Bahadır Akkuzu... Bırakın müzisyenliğini, deneyimini; bir insan olarak tanıdığım bildiğim kadarıyla adam gibi adam olan, iyi yürekli bir usta. Karıncayı incitmez, herkesi sever, insan ayırmaz, tüm hayatını müziğe vermiş bir adam.
Bu haber gecenin karanlığına öyle bir çöktü ki... O gece Karadeniz'de bir yerlerde bir fırtına vardı sanıyorum. Ben de Maslak'taydım. Yattığım yerden koskocaman gökyüzünde binlerce ışık, binlerce şimşek. Gürültü de yok, uzaklarda bir yerde büyük bir fırtına kopuyor. Ama gece aydınlanıyor... Dedim Bahadır Ağabey yaptın yapacağını...

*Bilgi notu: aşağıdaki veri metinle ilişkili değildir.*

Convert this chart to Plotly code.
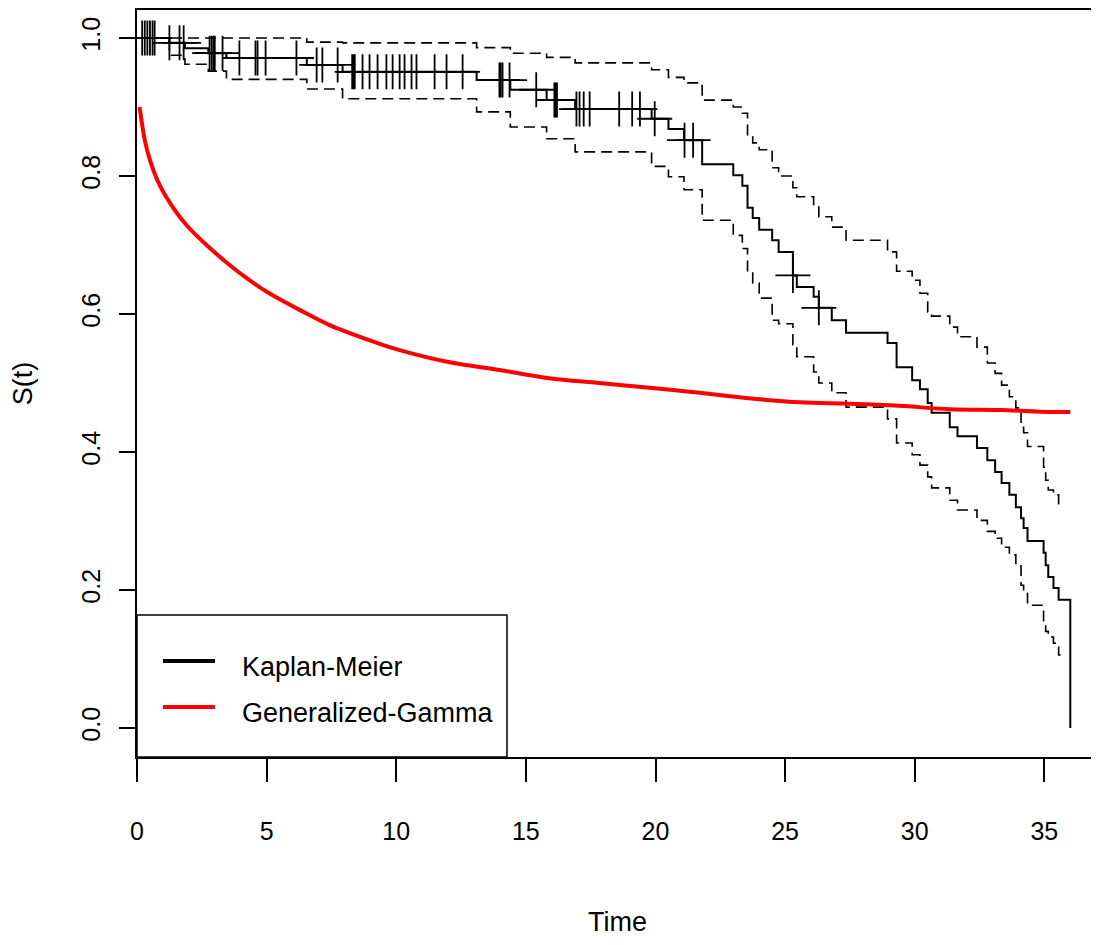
import numpy as np
import plotly.graph_objects as go

# ---- Kaplan-Meier estimate with 95% CI ----
km_time = [0, 1.25, 1.85, 2.75, 3.45, 6.55, 7.93, 13.1, 14.4, 15.8, 16.9, 19.85,
           20.5, 21.1, 21.8, 23.0, 23.35, 23.55, 23.75, 24.0, 24.5, 24.75, 25.3,
           25.45, 26.1, 26.3, 26.8, 27.35, 28.95, 29.3, 29.9, 30.2, 30.5, 30.65,
           31.35, 31.65, 32.4, 32.8, 33.1, 33.35, 33.65, 33.9, 34.1, 34.2, 34.35,
           34.97, 35.05, 35.15, 35.35, 35.55, 36.0]
km_surv = [1.0, 0.993, 0.985, 0.978, 0.971, 0.961, 0.951, 0.939, 0.925, 0.910,
           0.897, 0.883, 0.868, 0.852, 0.817, 0.801, 0.786, 0.754, 0.739, 0.722,
           0.707, 0.690, 0.656, 0.639, 0.625, 0.609, 0.591, 0.573, 0.558, 0.523,
           0.504, 0.491, 0.471, 0.457, 0.436, 0.423, 0.406, 0.388, 0.371, 0.355,
           0.338, 0.320, 0.304, 0.290, 0.271, 0.254, 0.236, 0.219, 0.203, 0.186,
           0.0]
km_upper = [1.0, 1.0, 1.0, 1.0, 1.0, 0.994, 0.993, 0.986, 0.978, 0.972, 0.964,
            0.954, 0.943, 0.935, 0.910, 0.900, 0.891, 0.857, 0.848, 0.838, 0.812,
            0.800, 0.783, 0.770, 0.755, 0.741, 0.726, 0.707, 0.690, 0.662, 0.649,
            0.630, 0.603, 0.597, 0.581, 0.567, 0.552, 0.529, 0.514, 0.497, 0.480,
            0.464, 0.440, 0.428, 0.408, 0.378, 0.359, 0.345, 0.338, 0.323, None]
km_lower = [1.0, 0.975, 0.962, 0.952, 0.940, 0.926, 0.912, 0.893, 0.871, 0.854,
            0.835, 0.814, 0.799, 0.780, 0.736, 0.714, 0.695, 0.661, 0.645, 0.623,
            0.591, 0.586, 0.555, 0.538, 0.516, 0.500, 0.486, 0.465, 0.448, 0.413,
            0.396, 0.381, 0.364, 0.348, 0.330, 0.316, 0.301, 0.285, 0.275, 0.262,
            0.251, 0.235, 0.207, 0.195, 0.178, 0.154, 0.140, 0.132, 0.123, 0.106,
            None]
ci_end_time = 35.62

# censoring times (marked with "+")
censor_time = [0.2, 0.3, 0.4, 0.5, 0.6, 0.68, 1.25, 1.64, 1.8, 2.8, 2.88, 2.95, 3.0,
               3.3, 3.95, 4.57, 4.65, 4.96, 6.15, 6.93, 7.15, 7.74, 8.3, 8.35, 8.4,
               8.7, 8.97, 9.28, 9.62, 9.86, 10.13, 10.32, 10.59, 10.78, 11.48, 11.94,
               12.56, 13.98, 14.03, 14.1, 14.37, 15.4, 16.1, 16.15, 16.2, 16.95,
               17.07, 17.23, 17.46, 18.6, 19.1, 19.4, 19.97, 21.12, 21.45, 25.3, 26.3]

# ---- Generalized-Gamma fitted survival ----
gg_time = [0.1, 0.3, 0.5, 0.87, 1.45, 2.0, 2.8, 3.57, 4.34, 5.1, 6.27, 7.43, 8.97,
           10.1, 12.06, 13.98, 15.9, 17.84, 19.77, 21.7, 23.6, 25.56, 27.5, 29.4,
           31.35, 33.3, 35.2, 36.0]
gg_surv = [0.900, 0.852, 0.823, 0.787, 0.751, 0.725, 0.696, 0.671, 0.649, 0.630,
           0.606, 0.584, 0.562, 0.548, 0.530, 0.519, 0.507, 0.500, 0.493, 0.486,
           0.478, 0.472, 0.470, 0.467, 0.462, 0.461, 0.458, 0.458]

x_ticks = [0, 5, 10, 15, 20, 25, 30, 35]
y_ticks = [0.0, 0.2, 0.4, 0.6, 0.8, 1.0]
y_tick_text = ["0.0", "0.2", "0.4", "0.6", "0.8", "1.0"]
legend_labels = ["Kaplan-Meier", "Generalized-Gamma"]
legend_colors = ["black", "red"]

FONT = "Liberation Sans Narrow, Arial Narrow, Liberation Sans, Arial, sans-serif"

fig = go.Figure()

# confidence limits (dashed step lines)
ci_x = km_time[:-1] + [ci_end_time]
for vals in (km_upper, km_lower):
    ci_y = vals[:-1] + [vals[-2]]
    fig.add_trace(go.Scatter(x=ci_x, y=ci_y, mode="lines", line_shape="hv",
                             line=dict(color="black", width=1.6, dash="11px,6px"),
                             showlegend=False, hoverinfo="skip"))

# KM step curve
fig.add_trace(go.Scatter(x=km_time, y=km_surv, mode="lines", line_shape="hv",
                         line=dict(color="black", width=2),
                         showlegend=False))

# censor marks
t_arr = np.array(km_time)
s_arr = np.array(km_surv)
idx = np.searchsorted(t_arr, np.array(censor_time), side="right") - 1
fig.add_trace(go.Scatter(x=censor_time, y=s_arr[idx], mode="markers",
                         marker=dict(symbol="cross-thin", size=25,
                                     line=dict(color="black", width=1.8)),
                         showlegend=False))

# Generalized gamma curve
fig.add_trace(go.Scatter(x=gg_time, y=gg_surv, mode="lines", line_shape="spline",
                         line=dict(color="red", width=4), showlegend=False))

# legend drawn R-style (box, line samples, labels) in paper coordinates
shapes = [dict(type="rect", xref="paper", yref="paper", x0=0, x1=0.3854, y0=0,
               y1=0.190, line=dict(color="black", width=1.5), fillcolor="white",
               layer="above")]
annotations = []
leg_y = [0.1285, 0.0669]
for lab, col, yy in zip(legend_labels, legend_colors, leg_y):
    shapes.append(dict(type="line", xref="paper", yref="paper", x0=0.0271, x1=0.0813,
                       y0=yy, y1=yy, line=dict(color=col, width=4), layer="above"))
    annotations.append(dict(xref="paper", yref="paper", x=0.1073, y=yy - 0.008,
                            text=lab, showarrow=False, xanchor="left", yanchor="middle",
                            font=dict(family=FONT, size=27, color="black")))

annotations.append(dict(xref="paper", yref="paper", x=0.5, y=-0.2215, text="Time",
                        showarrow=False, xanchor="center", yanchor="middle",
                        font=dict(family=FONT, size=27, color="black")))
annotations.append(dict(xref="paper", yref="paper", x=-0.119, y=0.5, text="S(t)",
                        showarrow=False, xanchor="center", yanchor="middle",
                        textangle=-90,
                        font=dict(family=FONT, size=27, color="black")))

# the page body adds an 8px offset, so the figure is 8px smaller on each side
fig.update_layout(
    width=1091, height=937,
    margin=dict(l=129, r=2, t=2, b=188),
    paper_bgcolor="white", plot_bgcolor="white",
    font=dict(family=FONT, size=25, color="black"),
    shapes=shapes, annotations=annotations,
    showlegend=False,
)
fig.update_xaxes(range=[0, 37.03], tickvals=x_ticks, ticks="outside", ticklen=23,
                 tickwidth=1.5, tickcolor="black", showline=True, linecolor="black",
                 linewidth=1.5, mirror=True, showgrid=False, zeroline=False,
                 automargin=False,
                 ticklabelstandoff=28, tickfont=dict(family=FONT, size=25))
fig.update_yaxes(range=[-0.042, 1.0406], tickvals=y_ticks, ticktext=y_tick_text,
                 ticks="outside", ticklen=16, tickwidth=1.5, tickcolor="black",
                 showline=True, linecolor="black", linewidth=1.5, mirror=True,
                 showgrid=False, zeroline=False, tickangle=-90, automargin=False,
                 ticklabelstandoff=9, tickfont=dict(family=FONT, size=25))

fig.write_html("out.html")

Ben çok genç yaşta aileden, dost çevresinden çok yakınlarını kaybetmiş biriyim. O acıyı taşımayı da bilirim. Ama öyle bir hareket yapıyorlar ki zamansız, öyle kalakalıyorsun ışıklar, şimşekler içinde...
Az önce geldim cenazeden. Kalbime gömdüm geldim.
Ama Bahadır Ağabey oradan bir kıyak yaptı, Peluş kedim geri döndü...
Hep ışıklar içinde kal Bahadır Ağabey...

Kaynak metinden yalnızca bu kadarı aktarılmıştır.